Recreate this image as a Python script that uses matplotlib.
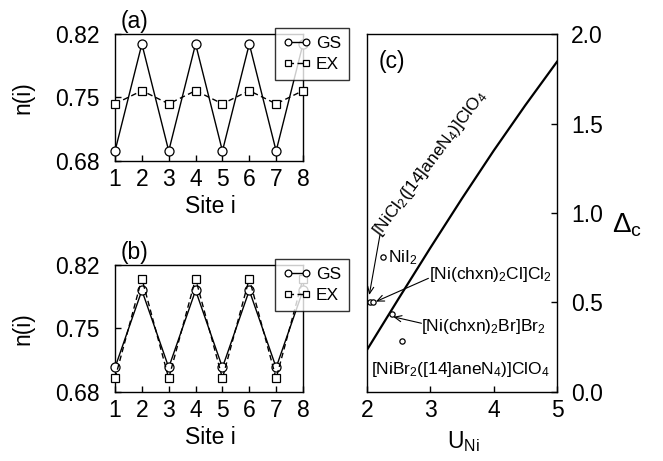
import matplotlib
matplotlib.use("Agg")
import matplotlib.pyplot as plt

plt.rcParams['font.family'] = ['Liberation Sans', 'DejaVu Sans']
plt.rcParams['mathtext.fontset'] = 'custom'
plt.rcParams['mathtext.rm'] = 'Liberation Sans'
plt.rcParams['mathtext.it'] = 'Liberation Sans:italic'
plt.rcParams['mathtext.bf'] = 'Liberation Sans:bold'

# data
sites = [1, 2, 3, 4, 5, 6, 7, 8]
gs_a = [0.691, 0.809, 0.691, 0.809, 0.691, 0.809, 0.691, 0.809]
ex_a = [0.743, 0.7575, 0.743, 0.7575, 0.743, 0.7575, 0.743, 0.7575]
gs_b = [0.707, 0.792, 0.707, 0.792, 0.707, 0.792, 0.707, 0.792]
ex_b = [0.695, 0.805, 0.695, 0.805, 0.695, 0.805, 0.695, 0.805]

u_line = [2.0, 2.5, 3.0, 3.5, 4.0, 4.5, 5.0]
d_line = [0.235, 0.522, 0.805, 1.081, 1.348, 1.602, 1.845]

u_pts = [2.05, 2.10, 2.26, 2.39, 2.55]
d_pts = [0.501, 0.501, 0.752, 0.434, 0.285]

n_ticks = [0.68, 0.75, 0.82]
FS = 16.5
FS_S = 12.5

fig = plt.figure(figsize=(6.63, 4.61), dpi=100)


def site_panel(rect, gs, ex, tag):
    ax = fig.add_axes(rect)
    ax.plot(sites, gs, '-', color='black', lw=1.0, marker='o', ms=6.5,
            mfc='white', mec='black', mew=0.9, label='GS', clip_on=False, zorder=3)
    ax.plot(sites, ex, color='black', lw=1.0, ls=(0, (4, 2.5)), marker='s', ms=5.2,
            mfc='white', mec='black', mew=0.9, label='EX', clip_on=False, zorder=3)
    ax.set_xlim(1, 8)
    ax.set_ylim(0.68, 0.82)
    ax.set_xticks(sites)
    ax.set_yticks(n_ticks)
    ax.set_yticklabels(['0.68', '0.75', '0.82'])
    ax.tick_params(axis='x', direction='in', length=4, width=1, pad=5, labelsize=FS)
    ax.tick_params(axis='y', direction='in', length=4, width=1, pad=11, labelsize=FS)
    for s in ax.spines.values():
        s.set_linewidth(1.0)
    ax.set_xlabel('Site i', fontsize=FS)
    ax.xaxis.set_label_coords(0.505, -0.27)
    ax.set_ylabel('n(i)', fontsize=FS)
    ax.yaxis.set_label_coords(-0.43, 0.5)
    ax.text(0.105, 1.005, tag, transform=ax.transAxes, fontsize=FS,
            ha='center', va='bottom')
    leg = ax.legend(loc='upper right', bbox_to_anchor=(1.245, 1.05), fontsize=FS_S,
                    frameon=True, fancybox=False, edgecolor='black', numpoints=2,
                    markerscale=0.75, handlelength=1.6, handletextpad=0.3,
                    borderpad=0.45, labelspacing=0.35, borderaxespad=0)
    leg.get_frame().set_linewidth(1.0)
    leg.set_zorder(5)
    return ax


ax_a = site_panel([0.1735, 0.6508, 0.2835, 0.2755], gs_a, ex_a, '(a)')
ax_b = site_panel([0.1735, 0.1497, 0.2835, 0.2755], gs_b, ex_b, '(b)')

# panel (c)
ax_c = fig.add_axes([0.5535, 0.1497, 0.2866, 0.7765])
ax_c.plot(u_line, d_line, color='black', lw=1.6)
ax_c.plot(u_pts, d_pts, 'o', ms=3.8, mfc='white', mec='black', mew=0.9)
ax_c.set_xlim(2, 5)
ax_c.set_ylim(0, 2)
ax_c.set_xticks([2, 3, 4, 5])
ax_c.set_yticks([0.0, 0.5, 1.0, 1.5, 2.0])
ax_c.set_yticklabels(['0.0', '0.5', '1.0', '1.5', '2.0'])
ax_c.yaxis.tick_right()
ax_c.tick_params(axis='x', direction='in', length=4, width=1, pad=5, labelsize=FS)
ax_c.tick_params(axis='y', direction='in', length=4, width=1, pad=10, labelsize=FS)
for s in ax_c.spines.values():
    s.set_linewidth(1.0)
ax_c.set_xlabel(r'U$_{\rm Ni}$', fontsize=FS)
ax_c.xaxis.set_label_coords(0.51, -0.105)
ax_c.set_ylabel(r'$\Delta_{\rm c}$', fontsize=20, rotation=0, ha='left', va='center')
ax_c.yaxis.set_label_position('right')
ax_c.yaxis.set_label_coords(1.29, 0.505)
ax_c.text(0.06, 0.955, '(c)', transform=ax_c.transAxes, fontsize=FS,
          ha='left', va='top')

arrow = dict(arrowstyle='->,head_length=0.5,head_width=0.22', color='black',
             lw=0.8, shrinkA=0, shrinkB=0)

ax_c.text(2.33, 0.752, r'NiI$_2$', fontsize=FS_S, ha='left', va='center')

ax_c.text(2.98, 0.655, r'[Ni(chxn)$_2$Cl]Cl$_2$', fontsize=FS_S, ha='left', va='center')
ax_c.annotate('', xy=(2.14, 0.505), xytext=(2.97, 0.635), arrowprops=arrow)

ax_c.text(2.86, 0.365, r'[Ni(chxn)$_2$Br]Br$_2$', fontsize=FS_S, ha='left', va='center')
ax_c.annotate('', xy=(2.415, 0.42), xytext=(2.86, 0.384), arrowprops=arrow)

ax_c.text(3.48, 0.123, r'[NiBr$_2$([14]aneN$_4$)]ClO$_4$', fontsize=FS_S,
          ha='center', va='center')

ax_c.text(2.995, 1.279, r'[NiCl$_2$([14]aneN$_4$)]ClO$_4$', fontsize=FS_S,
          ha='center', va='center', rotation=53, rotation_mode='anchor')
ax_c.annotate('', xy=(2.036, 0.542), xytext=(2.205, 0.877), arrowprops=arrow)

fig.savefig('out.png', dpi=100)
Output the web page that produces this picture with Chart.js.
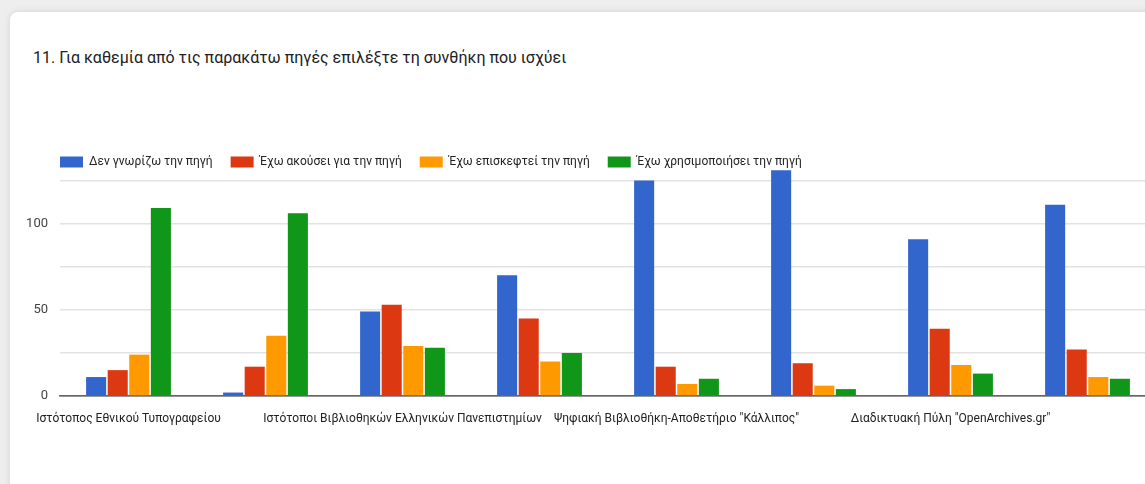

===============

Copy nothing but the lines from the top of the data down to the line containing "FS_S = 12.5", and leave the pictures out.

Recreate this image as a Python script that uses matplotlib.
import matplotlib
matplotlib.use("Agg")
import matplotlib.pyplot as plt

plt.rcParams['font.family'] = ['Liberation Sans', 'DejaVu Sans']
plt.rcParams['mathtext.fontset'] = 'custom'
plt.rcParams['mathtext.rm'] = 'Liberation Sans'
plt.rcParams['mathtext.it'] = 'Liberation Sans:italic'
plt.rcParams['mathtext.bf'] = 'Liberation Sans:bold'

# data
sites = [1, 2, 3, 4, 5, 6, 7, 8]
gs_a = [0.691, 0.809, 0.691, 0.809, 0.691, 0.809, 0.691, 0.809]
ex_a = [0.743, 0.7575, 0.743, 0.7575, 0.743, 0.7575, 0.743, 0.7575]
gs_b = [0.707, 0.792, 0.707, 0.792, 0.707, 0.792, 0.707, 0.792]
ex_b = [0.695, 0.805, 0.695, 0.805, 0.695, 0.805, 0.695, 0.805]

u_line = [2.0, 2.5, 3.0, 3.5, 4.0, 4.5, 5.0]
d_line = [0.235, 0.522, 0.805, 1.081, 1.348, 1.602, 1.845]

u_pts = [2.05, 2.10, 2.26, 2.39, 2.55]
d_pts = [0.501, 0.501, 0.752, 0.434, 0.285]

n_ticks = [0.68, 0.75, 0.82]
FS = 16.5
FS_S = 12.5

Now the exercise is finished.